The two met and the Countess found St Germain absolutely charming company, and thought him very familiar.  She therefore asked if she had possibly met his father during her time in Venice.  Count St Germain shook his head and explained that he was indeed the same man the Countess had met in Venice.   The Countess was confused and stated that if he were the same man, then he had not aged a day in some forty years and thus expressed doubt at his claim.  The Count then recounted many facts about their meeting in Venice which only he and the Countess could allegedly have known.  At the end of this he smiled and said “I am very old.”The Countess went white and exclaimed, “You must be a devil.”  At this, the Count’s composure is said to have changed completely.  He became pale and whispered “Please, no such names.” before excusing himself from the room.

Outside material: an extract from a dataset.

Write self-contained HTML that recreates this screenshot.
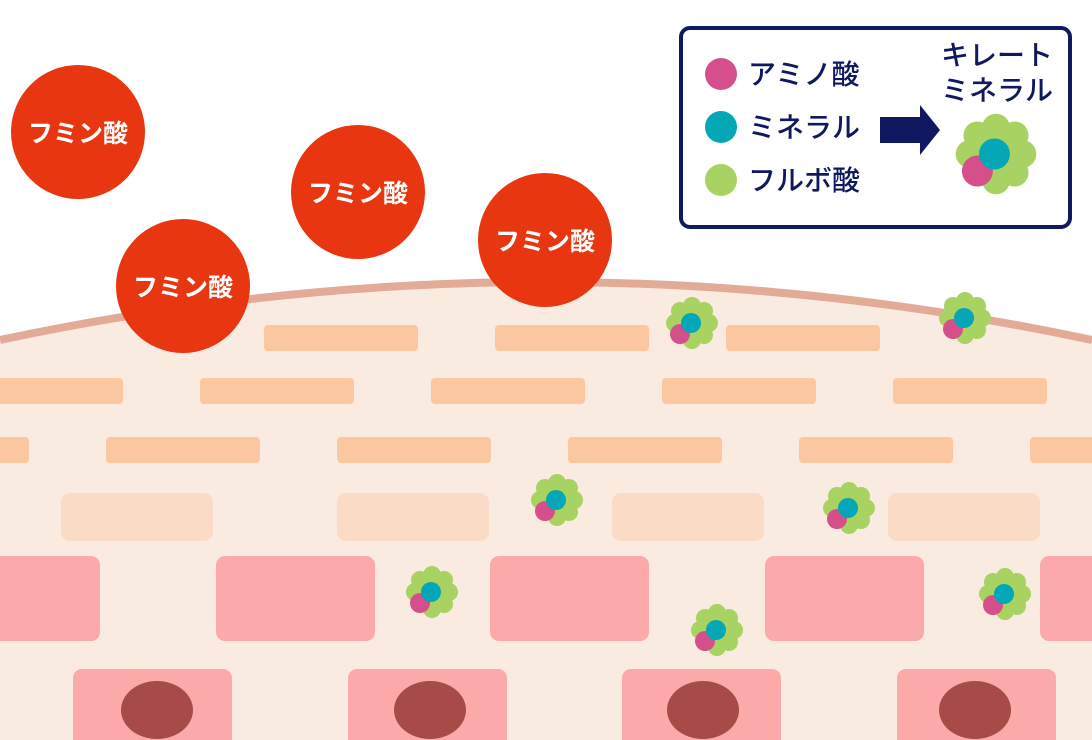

It was then that rumours of the Count using supernatural powers or witchcraft began to circulate, whilst others thought he may be the Wandering Jew of legend.  The story of the Wandering Jew was brought back to Europe by crusading knights.  Completely anti-Semitic (the crusaders despised Jews as much as they despised Mohammedans), it claims that as Jesus was carrying his cross up the hill, one Jew, whom some name Cartaphilus, berated Jesus and told him to hurry up.  The legend claims that Jesus replied to him, “I go.  But thou shall wait for my return.” before continuing up the hill.  The legend continues that Cartaphilus laughed at the time, but as the years rolled on, he watched those younger than him, first children, then grandchildren, die before him, and it slowly dawned upon him what Jesus had meant.  Could the Count de St Germain then be Cartaphilus?  Thought the cream of French society.  Could that be the secret of his great knowledge?

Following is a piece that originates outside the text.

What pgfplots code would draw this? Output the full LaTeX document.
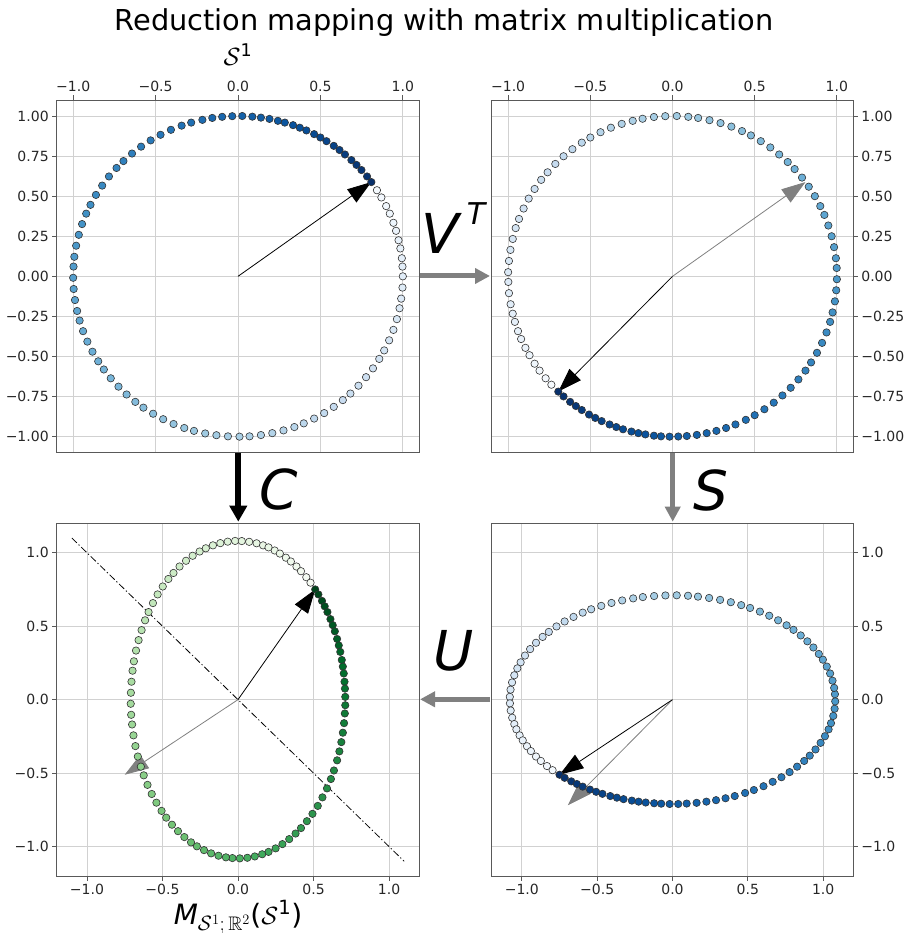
\documentclass[border=0pt]{standalone}
\usepackage{fontspec}
\setmainfont{DejaVu Sans}
\usepackage{amssymb}
\usepackage{pgfplots}
\usepackage{pgfplotstable}
\pgfplotsset{compat=1.18}
\usetikzlibrary{arrows.meta}
\definecolor{spine}{gray}{0.35}
\definecolor{mgray}{RGB}{128,128,128}
\pgfplotsset{
 colormap={blues}{rgb255=(247,251,255) rgb255=(222,235,247) rgb255=(198,219,239) rgb255=(158,202,225) rgb255=(107,174,214) rgb255=(66,146,198) rgb255=(33,113,181) rgb255=(8,81,156) rgb255=(8,48,107)},
 colormap={greens}{rgb255=(247,252,245) rgb255=(229,245,224) rgb255=(199,233,192) rgb255=(161,217,155) rgb255=(116,196,118) rgb255=(65,171,93) rgb255=(35,139,69) rgb255=(0,109,44) rgb255=(0,68,27)},
 panel/.style={
  scale only axis, width=362.6pt, height=352.7pt,
  axis line style={spine, line width=0.8pt},
  grid=major, major grid style={black!18, line width=0.8pt},
  tick align=outside, major tick length=4.5pt,
  tick style={spine, line width=0.8pt},
  ticklabel style={font=\fontsize{14}{16}\selectfont, text=black!85},
  point meta min=0, point meta max=1,
 },
 dots/.style={scatter, only marks, mark=*, mark size=3.7pt, point meta=explicit,
  scatter/use mapped color={draw=black!80, fill=mapped color},
  mark options={line width=0.6pt}},
 vec/.style={black, line width=0.8pt, -{Triangle[width=16pt,length=24pt]}},
 gvec/.style={mgray, line width=0.8pt, -{Triangle[width=16pt,length=24pt]}},
}
\pgfplotstableread{
c tlx tly trx try brx bry blx bly
1.00 .809 .588 -.695 -.719 -.750 -.511 .511 .750
0.99 .783 .623 -.663 -.749 -.716 -.532 .532 .716
0.98 .749 .663 -.623 -.783 -.672 -.556 .556 .672
0.97 .719 .695 -.588 -.809 -.635 -.574 .574 .635
0.96 .688 .725 -.552 -.834 -.596 -.592 .592 .596
0.95 .649 .760 -.508 -.862 -.548 -.612 .612 .548
0.94 .616 .788 -.470 -.883 -.507 -.627 .627 .507
0.93 .581 .814 -.431 -.903 -.465 -.641 .641 .465
0.92 .537 .843 -.383 -.924 -.413 -.656 .656 .413
0.91 .500 .866 -.342 -.940 -.369 -.667 .667 .369
0.90 .462 .887 -.301 -.954 -.325 -.677 .677 .325
0.89 .415 .910 -.250 -.968 -.270 -.687 .687 .270
0.88 .375 .927 -.208 -.978 -.225 -.694 .694 .225
0.87 .334 .943 -.165 -.986 -.178 -.700 .700 .178
0.86 .284 .959 -.113 -.994 -.122 -.705 .705 .122
0.85 .242 .970 -.070 -.998 -.075 -.708 .708 .075
0.84 .191 .982 -.018 -1.000 -.019 -.710 .710 .019
0.83 .139 .990 .035 -.999 .038 -.710 .710 -.038
0.82 .087 .996 .087 -.996 .094 -.707 .707 -.094
0.81 .026 1.000 .148 -.989 .160 -.702 .702 -.160
0.80 -.035 .999 .208 -.978 .225 -.694 .694 -.225
0.79 -.096 .995 .267 -.964 .289 -.684 .684 -.289
0.78 -.156 .988 .326 -.946 .352 -.671 .671 -.352
0.77 -.216 .976 .383 -.924 .413 -.656 .656 -.413
0.76 -.284 .959 .446 -.895 .482 -.635 .635 -.482
0.75 -.342 .940 .500 -.866 .540 -.615 .615 -.540
0.74 -.407 .914 .559 -.829 .604 -.589 .589 -.604
0.73 -.470 .883 .616 -.788 .665 -.559 .559 -.665
0.72 -.530 .848 .669 -.743 .723 -.528 .528 -.723
0.71 -.588 .809 .719 -.695 .777 -.493 .493 -.777
0.70 -.643 .766 .766 -.643 .827 -.456 .456 -.827
0.69 -.695 .719 .809 -.588 .874 -.417 .417 -.874
0.68 -.737 .676 .843 -.537 .911 -.381 .381 -.911
0.67 -.783 .623 .879 -.477 .949 -.339 .339 -.949
0.66 -.824 .566 .910 -.415 .983 -.294 .294 -.983
0.65 -.862 .508 .937 -.350 1.012 -.249 .249 -1.012
0.64 -.895 .446 .959 -.284 1.036 -.202 .202 -1.036
0.63 -.921 .391 .974 -.225 1.052 -.160 .160 -1.052
0.62 -.946 .326 .988 -.156 1.067 -.111 .111 -1.067
0.61 -.966 .259 .996 -.087 1.076 -.062 .062 -1.076
0.60 -.982 .191 1.000 -.018 1.080 -.012 .012 -1.080
0.59 -.993 .122 .999 .052 1.078 .037 -.037 -1.078
0.58 -.998 .061 .994 .113 1.073 .080 -.080 -1.073
0.57 -1.000 -.009 .983 .182 1.062 .129 -.129 -1.062
0.56 -.997 -.079 .968 .250 1.046 .178 -.178 -1.046
0.55 -.989 -.148 .948 .317 1.024 .225 -.225 -1.024
0.54 -.976 -.216 .924 .383 .998 .272 -.272 -.998
0.53 -.961 -.276 .899 .438 .971 .311 -.311 -.971
0.52 -.940 -.342 .866 .500 .935 .355 -.355 -.935
0.51 -.914 -.407 .829 .559 .895 .397 -.397 -.895
0.50 -.883 -.470 .788 .616 .851 .437 -.437 -.851
0.49 -.848 -.530 .743 .669 .803 .475 -.475 -.803
0.48 -.814 -.581 .701 .713 .757 .506 -.506 -.757
0.47 -.772 -.636 .649 .760 .701 .540 -.540 -.701
0.46 -.725 -.688 .595 .804 .642 .571 -.571 -.642
0.45 -.676 -.737 .537 .843 .580 .599 -.599 -.580
0.44 -.623 -.783 .477 .879 .515 .624 -.624 -.515
0.43 -.574 -.819 .423 .906 .456 .643 -.643 -.456
0.42 -.515 -.857 .358 .934 .387 .663 -.663 -.387
0.41 -.454 -.891 .292 .956 .316 .679 -.679 -.316
0.40 -.391 -.921 .225 .974 .243 .692 -.692 -.243
0.39 -.326 -.946 .156 .988 .169 .701 -.701 -.169
0.38 -.267 -.964 .096 .995 .103 .707 -.707 -.103
0.37 -.199 -.980 .026 1.000 .028 .710 -.710 -.028
0.36 -.131 -.991 -.044 .999 -.047 .709 -.709 .047
0.35 -.061 -.998 -.113 .994 -.122 .705 -.705 .122
0.34 .009 -1.000 -.182 .983 -.197 .698 -.698 .197
0.33 .070 -.998 -.242 .970 -.261 .689 -.689 .261
0.32 .139 -.990 -.309 .951 -.334 .675 -.675 .334
0.31 .208 -.978 -.375 .927 -.405 .658 -.658 .405
0.30 .276 -.961 -.438 .899 -.473 .638 -.638 .473
0.29 .342 -.940 -.500 .866 -.540 .615 -.615 .540
0.28 .399 -.917 -.552 .834 -.596 .592 -.592 .596
0.27 .462 -.887 -.609 .793 -.657 .563 -.563 .657
0.26 .523 -.853 -.663 .749 -.716 .532 -.532 .716
0.25 .581 -.814 -.713 .701 -.770 .498 -.498 .770
0.24 .636 -.772 -.760 .649 -.821 .461 -.461 .821
0.23 .682 -.731 -.799 .602 -.862 .427 -.427 .862
0.22 .731 -.682 -.839 .545 -.906 .387 -.387 .906
0.21 .777 -.629 -.875 .485 -.945 .344 -.344 .945
0.20 .819 -.574 -.906 .423 -.979 .300 -.300 .979
0.19 .857 -.515 -.934 .358 -1.008 .254 -.254 1.008
0.18 .887 -.462 -.954 .301 -1.030 .213 -.213 1.030
0.17 .917 -.399 -.972 .233 -1.050 .166 -.166 1.050
0.16 .943 -.334 -.986 .165 -1.065 .117 -.117 1.065
0.15 .964 -.267 -.995 .096 -1.075 .068 -.068 1.075
0.14 .980 -.199 -1.000 .026 -1.080 .019 -.019 1.080
0.13 .990 -.139 -.999 -.035 -1.079 -.025 .025 1.079
0.12 .998 -.070 -.995 -.105 -1.074 -.074 .074 1.074
0.11 1.000 .000 -.985 -.174 -1.064 -.123 .123 1.064
0.10 .998 .061 -.972 -.233 -1.050 -.166 .166 1.050
0.09 .994 .113 -.959 -.284 -1.036 -.202 .202 1.036
0.08 .985 .174 -.940 -.342 -1.015 -.243 .243 1.015
0.07 .974 .225 -.921 -.391 -.994 -.277 .277 .994
0.06 .959 .284 -.895 -.446 -.966 -.317 .317 .966
0.05 .943 .334 -.870 -.492 -.940 -.350 .350 .940
0.04 .921 .391 -.839 -.545 -.906 -.387 .387 .906
0.03 .899 .438 -.809 -.588 -.874 -.417 .417 .874
0.02 .870 .492 -.772 -.636 -.833 -.452 .452 .833
0.01 .843 .537 -.737 -.676 -.796 -.480 .480 .796
}\pts
\begin{document}
\begin{tikzpicture}
\path[use as bounding box] (0,0) rectangle (904pt,933pt);
% top left
\begin{axis}[panel, at={(56.7pt,480.3pt)}, anchor=south west, colormap name=blues,
  xmin=-1.1,xmax=1.1,ymin=-1.1,ymax=1.1,
  xtick={-1,-0.5,0,0.5,1}, xticklabels={−1.0,−0.5,0.0,0.5,1.0},
  ytick={-1,-0.75,-0.5,-0.25,0,0.25,0.5,0.75,1},
  yticklabels={−1.00,−0.75,−0.50,−0.25,0.00,0.25,0.50,0.75,1.00},
  xtick pos=right, xticklabel pos=right, ytick pos=left]
\addplot[dots] table[x=tlx, y=tly, meta=c] {\pts};
\addplot[vec] coordinates {(0,0) (0.809,0.588)};
\end{axis}
% top right
\begin{axis}[panel, at={(491.7pt,480.3pt)}, anchor=south west, width=361.6pt, colormap name=blues,
  xmin=-1.1,xmax=1.1,ymin=-1.1,ymax=1.1,
  xtick={-1,-0.5,0,0.5,1}, xticklabels={−1.0,−0.5,0.0,0.5,1.0},
  ytick={-1,-0.75,-0.5,-0.25,0,0.25,0.5,0.75,1},
  yticklabels={−1.00,−0.75,−0.50,−0.25,0.00,0.25,0.50,0.75,1.00},
  xtick pos=right, xticklabel pos=right, ytick pos=right, yticklabel pos=right]
\addplot[dots] table[x=trx, y=try, meta=c] {\pts};
\addplot[gvec] coordinates {(0,0) (0.809,0.588)};
\addplot[vec] coordinates {(0,0) (-0.695,-0.719)};
\end{axis}
% bottom left
\begin{axis}[panel, at={(56.7pt,57pt)}, anchor=south west, colormap name=greens,
  xmin=-1.2,xmax=1.2,ymin=-1.2,ymax=1.2,
  xtick={-1,-0.5,0,0.5,1}, xticklabels={−1.0,−0.5,0.0,0.5,1.0},
  ytick={-1,-0.5,0,0.5,1}, yticklabels={−1.0,−0.5,0.0,0.5,1.0},
  xtick pos=left, ytick pos=left]
\addplot[dots] table[x=blx, y=bly, meta=c] {\pts};
\addplot[black, line width=0.8pt, dash pattern=on 7pt off 2.5pt on 1.2pt off 2.5pt] coordinates {(-1.1,1.1) (1.1,-1.1)};
\addplot[gvec] coordinates {(0,0) (-0.750,-0.511)};
\addplot[vec] coordinates {(0,0) (0.511,0.750)};
\end{axis}
% bottom right
\begin{axis}[panel, at={(491.7pt,57pt)}, anchor=south west, width=361.6pt, colormap name=blues,
  xmin=-1.2,xmax=1.2,ymin=-1.2,ymax=1.2,
  xtick={-1,-0.5,0,0.5,1}, xticklabels={−1.0,−0.5,0.0,0.5,1.0},
  ytick={-1,-0.5,0,0.5,1}, yticklabels={−1.0,−0.5,0.0,0.5,1.0},
  xtick pos=left, ytick pos=right, yticklabel pos=right]
\addplot[dots] table[x=brx, y=bry, meta=c] {\pts};
\addplot[gvec] coordinates {(0,0) (-0.695,-0.719)};
\addplot[vec] coordinates {(0,0) (-0.750,-0.511)};
\end{axis}
% texts
\node[anchor=base, inner sep=0, font=\fontsize{28.8}{32}\selectfont] at (444pt,902pt) {Reduction mapping with matrix multiplication};
\node[anchor=base, inner sep=0, font=\fontsize{25}{28}\selectfont] at (238pt,867pt) {$\mathcal{S}$\textsuperscript{1}};
\node[anchor=base, inner sep=0, font=\fontsize{28}{30}\selectfont] at (238pt,9pt) {\textit{M}$_{\mathcal{S}^{1};\,\mathbb{R}^{2}}$($\mathcal{S}$\textsuperscript{1})};
\node[anchor=base west, inner sep=0, font=\fontsize{55}{60}\selectfont\itshape] at (421.7pt,679.7pt) {V};
\node[anchor=base west, inner sep=0, font=\fontsize{30}{32}\selectfont\itshape] at (466.7pt,708pt) {T};
\node[anchor=base west, inner sep=0, font=\fontsize{55}{60}\selectfont\itshape] at (259.3pt,423.7pt) {C};
\node[anchor=base west, inner sep=0, font=\fontsize{55}{60}\selectfont\itshape] at (693pt,422pt) {S};
\node[anchor=base west, inner sep=0, font=\fontsize{55}{60}\selectfont\itshape] at (433pt,262pt) {U};
% connecting arrows
\draw[mgray, line width=5pt, -{Triangle[width=15pt,length=15pt]}] (420pt,657pt) -- (490pt,657pt);
\draw[black, line width=6pt, -{Triangle[width=17pt,length=16pt]}] (238.3pt,480pt) -- (238.3pt,411.3pt);
\draw[mgray, line width=5pt, -{Triangle[width=15pt,length=15pt]}] (672.7pt,480pt) -- (672.7pt,411.3pt);
\draw[mgray, line width=5pt, -{Triangle[width=15pt,length=15pt]}] (490pt,233.7pt) -- (420pt,233.7pt);
\end{tikzpicture}
\end{document}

Great knowledge St Germain did indeed possess.  Apart from all mentioned above, he performed many marvels of science – and apparently alchemy – at the French court.  He once took a diamond from the king, valued at 6000 francs, and removed the flaws to the point that a jeweller valued it at 10,000 francs.  He was claimed to have transmuted silver to gold, in the presence of Casanova, no less.  Spurious claims of alchemy apart, it is a fact that Count de St Germain set up a factory in Paris with a new method of dyeing silks and softening leather, which added to his not inconsiderable fortune.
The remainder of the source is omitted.